------ Source data
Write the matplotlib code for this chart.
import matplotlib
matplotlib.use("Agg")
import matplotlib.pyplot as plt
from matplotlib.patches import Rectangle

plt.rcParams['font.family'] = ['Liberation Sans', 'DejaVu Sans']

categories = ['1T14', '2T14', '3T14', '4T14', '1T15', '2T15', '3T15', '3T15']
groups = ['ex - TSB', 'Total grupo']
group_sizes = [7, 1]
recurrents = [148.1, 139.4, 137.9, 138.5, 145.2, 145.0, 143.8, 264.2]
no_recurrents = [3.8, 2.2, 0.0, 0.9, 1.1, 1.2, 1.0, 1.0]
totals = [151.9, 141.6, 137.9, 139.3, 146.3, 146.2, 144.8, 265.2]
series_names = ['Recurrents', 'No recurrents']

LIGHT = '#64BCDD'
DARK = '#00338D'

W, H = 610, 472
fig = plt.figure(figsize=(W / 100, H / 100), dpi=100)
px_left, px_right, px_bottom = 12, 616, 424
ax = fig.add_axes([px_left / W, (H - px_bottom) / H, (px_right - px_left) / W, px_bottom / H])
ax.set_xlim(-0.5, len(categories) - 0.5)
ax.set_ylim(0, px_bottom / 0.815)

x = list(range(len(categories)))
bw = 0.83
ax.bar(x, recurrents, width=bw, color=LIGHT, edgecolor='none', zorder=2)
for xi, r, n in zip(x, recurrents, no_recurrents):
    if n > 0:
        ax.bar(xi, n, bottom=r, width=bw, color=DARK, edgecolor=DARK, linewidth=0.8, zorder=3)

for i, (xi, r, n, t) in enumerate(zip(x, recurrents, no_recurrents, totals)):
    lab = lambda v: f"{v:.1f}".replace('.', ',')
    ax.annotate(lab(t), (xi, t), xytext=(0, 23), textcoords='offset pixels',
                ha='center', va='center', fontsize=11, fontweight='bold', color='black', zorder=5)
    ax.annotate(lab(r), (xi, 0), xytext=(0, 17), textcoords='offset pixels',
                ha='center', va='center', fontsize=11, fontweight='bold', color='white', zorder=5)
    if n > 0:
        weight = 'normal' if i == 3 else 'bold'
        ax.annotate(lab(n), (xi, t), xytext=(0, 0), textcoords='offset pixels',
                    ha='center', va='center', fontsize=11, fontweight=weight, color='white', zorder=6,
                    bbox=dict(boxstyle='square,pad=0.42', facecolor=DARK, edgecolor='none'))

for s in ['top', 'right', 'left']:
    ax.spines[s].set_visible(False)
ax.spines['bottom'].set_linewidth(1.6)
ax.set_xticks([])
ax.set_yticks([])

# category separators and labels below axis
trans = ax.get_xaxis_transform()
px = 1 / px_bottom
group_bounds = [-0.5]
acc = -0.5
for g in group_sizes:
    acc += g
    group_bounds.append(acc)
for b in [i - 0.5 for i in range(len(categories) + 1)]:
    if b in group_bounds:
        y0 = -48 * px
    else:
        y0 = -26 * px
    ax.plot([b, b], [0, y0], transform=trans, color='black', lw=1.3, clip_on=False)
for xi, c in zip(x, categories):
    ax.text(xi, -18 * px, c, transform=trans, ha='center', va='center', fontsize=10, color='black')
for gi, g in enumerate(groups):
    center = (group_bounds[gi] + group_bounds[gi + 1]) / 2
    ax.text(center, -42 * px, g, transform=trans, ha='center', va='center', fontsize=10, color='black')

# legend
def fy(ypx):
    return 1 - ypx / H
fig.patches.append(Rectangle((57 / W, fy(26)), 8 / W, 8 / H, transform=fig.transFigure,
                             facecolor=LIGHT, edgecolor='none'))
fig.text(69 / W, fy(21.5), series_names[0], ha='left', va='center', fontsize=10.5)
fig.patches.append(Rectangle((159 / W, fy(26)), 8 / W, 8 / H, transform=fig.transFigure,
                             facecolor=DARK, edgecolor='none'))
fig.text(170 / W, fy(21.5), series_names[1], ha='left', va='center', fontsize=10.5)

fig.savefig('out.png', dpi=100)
------------
Instructions for the task: Using the data above, output each line exactly.

Response:
Write the matplotlib code for this chart.
import matplotlib
matplotlib.use("Agg")
import matplotlib.pyplot as plt
from matplotlib.patches import Rectangle

plt.rcParams['font.family'] = ['Liberation Sans', 'DejaVu Sans']

categories = ['1T14', '2T14', '3T14', '4T14', '1T15', '2T15', '3T15', '3T15']
groups = ['ex - TSB', 'Total grupo']
group_sizes = [7, 1]
recurrents = [148.1, 139.4, 137.9, 138.5, 145.2, 145.0, 143.8, 264.2]
no_recurrents = [3.8, 2.2, 0.0, 0.9, 1.1, 1.2, 1.0, 1.0]
totals = [151.9, 141.6, 137.9, 139.3, 146.3, 146.2, 144.8, 265.2]
series_names = ['Recurrents', 'No recurrents']

LIGHT = '#64BCDD'
DARK = '#00338D'

W, H = 610, 472
fig = plt.figure(figsize=(W / 100, H / 100), dpi=100)
px_left, px_right, px_bottom = 12, 616, 424
ax = fig.add_axes([px_left / W, (H - px_bottom) / H, (px_right - px_left) / W, px_bottom / H])
ax.set_xlim(-0.5, len(categories) - 0.5)
ax.set_ylim(0, px_bottom / 0.815)

x = list(range(len(categories)))
bw = 0.83
ax.bar(x, recurrents, width=bw, color=LIGHT, edgecolor='none', zorder=2)
for xi, r, n in zip(x, recurrents, no_recurrents):
    if n > 0:
        ax.bar(xi, n, bottom=r, width=bw, color=DARK, edgecolor=DARK, linewidth=0.8, zorder=3)

for i, (xi, r, n, t) in enumerate(zip(x, recurrents, no_recurrents, totals)):
    lab = lambda v: f"{v:.1f}".replace('.', ',')
    ax.annotate(lab(t), (xi, t), xytext=(0, 23), textcoords='offset pixels',
                ha='center', va='center', fontsize=11, fontweight='bold', color='black', zorder=5)
    ax.annotate(lab(r), (xi, 0), xytext=(0, 17), textcoords='offset pixels',
                ha='center', va='center', fontsize=11, fontweight='bold', color='white', zorder=5)
    if n > 0:
        weight = 'normal' if i == 3 else 'bold'
        ax.annotate(lab(n), (xi, t), xytext=(0, 0), textcoords='offset pixels',
                    ha='center', va='center', fontsize=11, fontweight=weight, color='white', zorder=6,
                    bbox=dict(boxstyle='square,pad=0.42', facecolor=DARK, edgecolor='none'))

for s in ['top', 'right', 'left']:
    ax.spines[s].set_visible(False)
ax.spines['bottom'].set_linewidth(1.6)
ax.set_xticks([])
ax.set_yticks([])

# category separators and labels below axis
trans = ax.get_xaxis_transform()
px = 1 / px_bottom
group_bounds = [-0.5]
acc = -0.5
for g in group_sizes:
    acc += g
    group_bounds.append(acc)
for b in [i - 0.5 for i in range(len(categories) + 1)]:
    if b in group_bounds:
        y0 = -48 * px
    else:
        y0 = -26 * px
    ax.plot([b, b], [0, y0], transform=trans, color='black', lw=1.3, clip_on=False)
for xi, c in zip(x, categories):
    ax.text(xi, -18 * px, c, transform=trans, ha='center', va='center', fontsize=10, color='black')
for gi, g in enumerate(groups):
    center = (group_bounds[gi] + group_bounds[gi + 1]) / 2
    ax.text(center, -42 * px, g, transform=trans, ha='center', va='center', fontsize=10, color='black')

# legend
def fy(ypx):
    return 1 - ypx / H
fig.patches.append(Rectangle((57 / W, fy(26)), 8 / W, 8 / H, transform=fig.transFigure,
                             facecolor=LIGHT, edgecolor='none'))
fig.text(69 / W, fy(21.5), series_names[0], ha='left', va='center', fontsize=10.5)
fig.patches.append(Rectangle((159 / W, fy(26)), 8 / W, 8 / H, transform=fig.transFigure,
                             facecolor=DARK, edgecolor='none'))
fig.text(170 / W, fy(21.5), series_names[1], ha='left', va='center', fontsize=10.5)

fig.savefig('out.png', dpi=100)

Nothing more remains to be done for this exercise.